Background information
- Born: Mohammed Bansil Algeria
- Origin: Pagadian, Zamboanga del Sur, Philippines
- Genres: Hip hop; Turntablism;
- Occupation(s): Disc jockey, record producer, rapper
- Years active: 1990s–present
- Labels: Morobeats

= DJ Medmessiah =

Filipino-Algerian DJ, music producer and rapper

Mohammed Bansil, known professionally as DJ Medmessiah, is a Filipino-Algerian DJ, record producer and rapper. He is the founder of the independent record label and collective Morobeats, which focuses on hip-hop music in the Philippines, particularly from the Mindanao region.

== Early life ==
Bansil was born in Algeria to a Tausug-Maguindanaon father and a Moroccan mother. His family lived in France, where he spent the first three years of his life, before moving to the Muslim district of Maharlika Village in Taguig, Metro Manila. When his father accepted a position as a Shariah court judge, the family settled in Pagadian, Zamboanga del Sur. As a teenager, he played drums in a local band that competed in regional music events. Following the death of his father in 1992, his family relocated to Zamboanga City, where his mother operated a small business selling textiles and merchandise.

== Career ==
=== Early career ===
In the 1990s, Bansil began as a breakdancer before learning turntablism after watching the DMC World DJ Championships. He later moved to Manila, where he became involved in the local hip-hop community.

=== Morobeats ===
In 2014, Bansil established the record label Morobeats. The collective produces and releases hip-hop music and collaborates with artists from different regions in the Philippines.

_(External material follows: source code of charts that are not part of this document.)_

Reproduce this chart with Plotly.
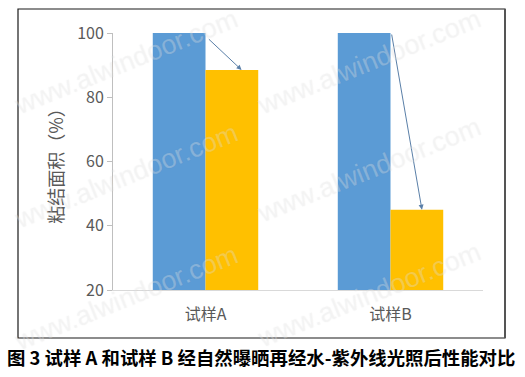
import plotly.graph_objects as go

categories = ["试样A", "试样B"]
before_values = [100, 100]
after_values = [88.5, 45]
y_ticks = [20, 40, 60, 80, 100]
y_title = "粘结面积（%）"
caption = "图 3 试样 A 和试样 B 经自然曝晒再经水-紫外线光照后性能对比"
watermark = "www.alwindoor.com"

W, H = 525, 377
L, R, T, B = 113, 42, 33, 87
pw, ph = W - L - R, H - T - B

def px(x):
    return (x - L) / pw

def py(y):
    return (H - B - y) / ph

fig = go.Figure()
fig.add_trace(go.Bar(x=categories, y=before_values, marker=dict(color="#5B9BD5", line=dict(width=0)), name="前"))
fig.add_trace(go.Bar(x=categories, y=after_values, marker=dict(color="#FFC000", line=dict(width=0)), name="后"))

font_main = "Noto Sans CJK SC, Noto Sans, sans-serif"

# arrows from blue bar top to yellow bar top
arrow_offsets = [(0.01, 0.195), (0.005, 0.17)]
for i, (b, a) in enumerate(zip(before_values, after_values)):
    so, eo = arrow_offsets[i]
    start_y = b - (1.5 if i == 0 else 0)
    fig.add_annotation(x=i + eo, y=a, ax=i + so, ay=start_y, xref="x", yref="y",
                       axref="x", ayref="y", text="", showarrow=True,
                       arrowhead=2, arrowsize=1, arrowwidth=1, arrowcolor="#5A7FA8")

# watermark tiles (outlined look via text shadow)
wm_centers = [(126, 62), (369, 62),
              (126, 176), (369, 170),
              (126, 298), (369, 295)]
for cx, cy in wm_centers:
    fig.add_annotation(x=px(cx), y=py(cy), xref="paper", yref="paper", text=watermark,
                       showarrow=False, textangle=-22, xanchor="center", yanchor="middle",
                       font=dict(family="Liberation Sans, Arial", size=27,
                                 color="rgba(255,255,255,0.25)",
                                 shadow="0px 0px 1px rgba(140,140,140,0.55)"))

fig.add_annotation(x=px(261), y=py(357), xref="paper", yref="paper", text="<b>" + caption + "</b>",
                   showarrow=False, xanchor="center", yanchor="middle",
                   font=dict(family=font_main, size=18.4, color="#000000"))

# border
fig.add_shape(type="rect", xref="paper", yref="paper", x0=px(18), x1=px(505), y0=py(338), y1=py(9),
              line=dict(color="#1a1a1a", width=1.2), layer="above")
fig.add_shape(type="line", xref="paper", yref="paper", x0=px(505), x1=px(505), y0=py(338), y1=py(9),
              line=dict(color="#555555", width=2), layer="above")

fig.update_layout(
    width=W, height=H, margin=dict(l=L, r=R, t=T, b=B),
    paper_bgcolor="white", plot_bgcolor="white", showlegend=False,
    bargap=0.43, bargroupgap=0, barmode="group",
    font=dict(family=font_main, color="#595959"),
)
fig.update_xaxes(range=[-0.5, 1.5], showline=True, linecolor="#D9D9D9", linewidth=1,
                 ticks="", ticklabelstandoff=10, tickfont=dict(size=16, color="#595959"),
                 showgrid=False, zeroline=False)
fig.update_yaxes(range=[20, 100], tickvals=y_ticks, showline=True, linecolor="#BFBFBF", linewidth=1,
                 ticks="outside", ticklen=5, tickcolor="#BFBFBF", tickfont=dict(size=16, color="#595959"),
                 showgrid=False, zeroline=False,
                 title=dict(text=y_title, font=dict(size=18, color="#595959"), standoff=8))

fig.write_html("out.html")
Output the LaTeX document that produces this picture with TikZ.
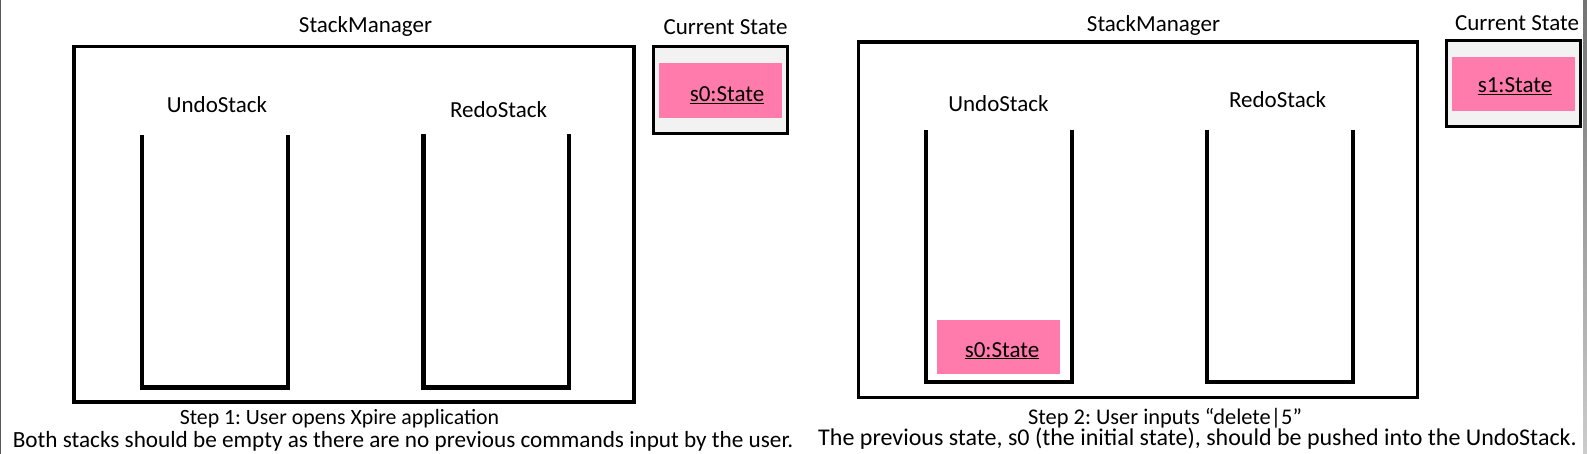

In 2024, Morobeats took part in Spotify’s KALYE X project with the single Kendeng. In 2025, Bansil released Gubat na Siyudad, featuring artists from the Morobeats roster. The track received the Hip-Hop Song of the Year award at the inaugural 2025 Filipino Music Awards. The group also released Anak Ka Ng Pu!, which was performed during Baha sa Luneta and became an anthem expressing frustration over corruption and social issues in the Philippines.

== Musical style ==
Bansil’s production style combines elements of hip hop with rhythmic influences from Mindanaoan traditional music, including instruments such as the kulintang. His works often include themes of cultural identity and social commentary.

== Activism ==
Bansil and the Morobeats collective have been noted for incorporating themes of social awareness and advocacy into their music. The group often uses hip hop as a platform to address issues affecting marginalized communities in Mindanao and across the Philippines.

During the group’s acceptance speech at the 2025 Filipino Music Awards, Bansil expressed support for humanitarian causes and ended with the message “Free Palestine,” drawing attention to the situation in Gaza.

== Personal life ==
To support his young family after getting married, Bansil ran a halal fusion restaurant in Manila.

Bansil has two daughters, known by their stage names Miss A and Fateeha. Both are artists under the Morobeats label and have released songs in collaboration with other members of the collective.

Bansil also has two sisters, Nadjoua and Linda Bansil, who are independent filmmakers. The sisters were kidnapped by the Abu Sayyaf Group on June 22, 2013, in Sulu, and were held captive for eight months before being released in February 2014.

== Legacy ==
Bansil has been cited in media coverage for promoting regional representation in Filipino hip-hop and for supporting artists who perform in local languages.